54, c'est le nombre de départements où il n'existe aucun établissement ou service proposant un accompagnement spécifique aux personnes déficientes visuelles. Autre constat : on dénombre 3 708 places dans des structures dédiées à l'accompagnement pour adultes déficients visuels ou sourdaveugles. Pour les enfants atteints du même handicap, c'est à peine plus : 5 865. Or, en France, 207 000 personnes sont considérées comme « aveugles profondes ». Cherchez l'erreur…
Un constat édifiant
Dans le « Panorama de l'offre d'accompagnement et de réadaptation pour les personnes déficientes visuelles », publié le 20 avril 2023 et mené au cours de l'année 2022, la Fédération des aveugles et amblyopes de France (FAAF) dresse « un constat édifiant » : l'offre de soins adaptés semble particulièrement insuffisante au regard des besoins. Une enquête qui n'est pas sans rappeler Homère : la plus grande étude sur la déficience visuelle, publiée en février 2023. Etablissements et services médico-sociaux, soins de suite et de réadaptation... au cours de leur vie, les personnes avec un handicap visuel peuvent être amenées à suivre une « réadaptation » loin de leur domicile et dans un environnement qui ne leur est pas familier. C'est pourtant dans un « cadre sécurisé que la personne aveugle apprend par exemple les trajets qu'elle sera amenée à emprunter au quotidien », explique la FAAF.
Offre insuffisante et inégalités territoriales
Or comment bénéficier de ce type d'accompagnement lorsque le seul établissement disponible se trouve à des centaines de kilomètres et que l'on n'est, par définition, pas véhiculé ? Car, en plus d'une offre insuffisante, celle-ci est marquée par des inégalités territoriales. Les régions Auvergne-Rhône-Alpes, Ile-de-France et Aquitaine semblent être les mieux pourvues, proportionnellement à leur densité de population. En revanche, la Corse, la Bourgogne-Franche-Comté ou encore la Normandie sont les moins bien loties. Les départements d'Outre-Mer apparaissent systématiquement à la marge.
Départements familiers des déserts médicaux
Du côté de l'offre pédiatrique, ce n'est guère mieux.
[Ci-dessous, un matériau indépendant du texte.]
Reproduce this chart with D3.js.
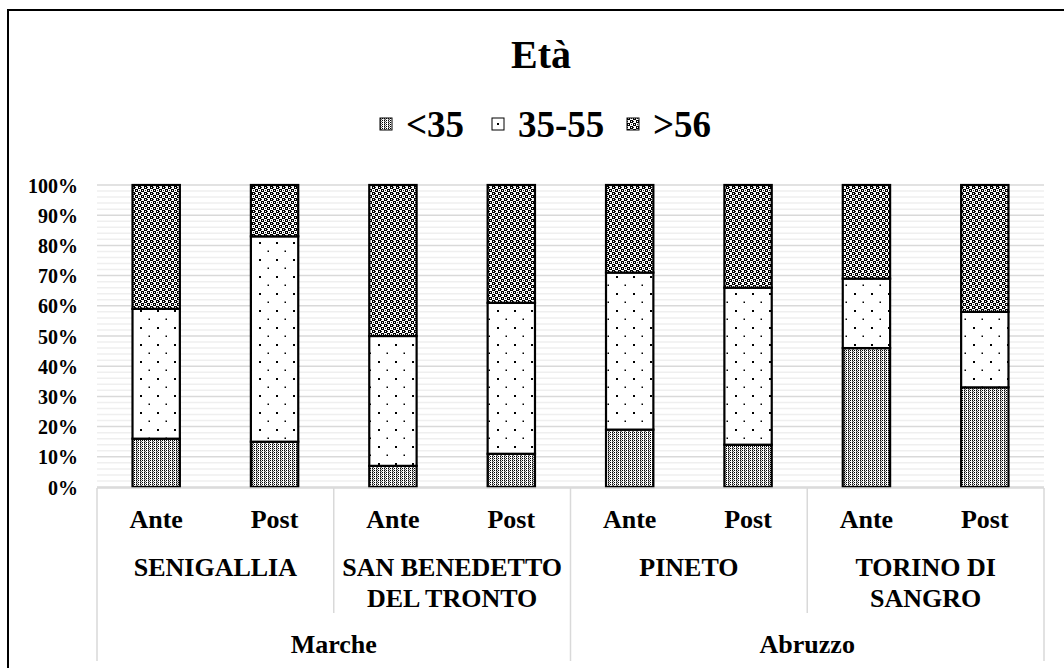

Seize départements, familiers des déserts médicaux (Ariège, Cantal, Creuse, Gers, Jura, Lozère), sont dépourvus de services spécialisés. L'étude a réalisé un focus sur les services d'accompagnement pour adultes (SAMSAH et SAVS), les établissements d'hébergement (foyer d'accueil médicalisé, maisons d'accueil spécialisées…) et les établissements de travail protégé et de formation professionnelle (Esat, entreprises adaptées…) dont la capacité d'accueil dédiée aux personnes déficientes visuelles est, là encore, réduite. Avec seulement 157 places et neuf structures, « les entreprises adaptées au handicap visuel restent à ce jour minoritaires », s'alarme la Fédération.
Créer des lieux de ressources adaptés
Quant aux centres ressources, qui apportent aide, soutien, conseils, expertise, services de proximité, de dépistage, là aussi, les lieux adaptés au handicap visuel se font rares. Deux centres spécialisés dans la déficience visuelle, un centre expert en surdicécité et un autre qui accompagne spécifiquement les enjeux liés à la parentalité des personnes en situation de handicap sont recensés, soit « seulement » quatre. Enfin, indispensable pour réapprendre la mobilité et l'autonomie au quotidien avant que des services médico-sociaux ne prennent le relais, l'offre de « soins de suite et de réadaptation » apparaît également amoindrie, avec 212 lits disponibles seulement.
Pour Bruno Gendron, président de la FAAF, « les personnes déficientes visuelles ne peuvent compenser leur handicap au quotidien, vivre de façon autonome et être des citoyens à part entière ». Face à cette inégalité territoriale « criante », la Fédération réclame la « création d'un maillage territorial efficace avec des lieux ressources adaptés avec des experts et professionnels ». Pour retrouver les structures près de chez soi, rendez-vous sur le site de la Fédération des aveugles et amblyopes de France, qui a publié un annuaire détaillé.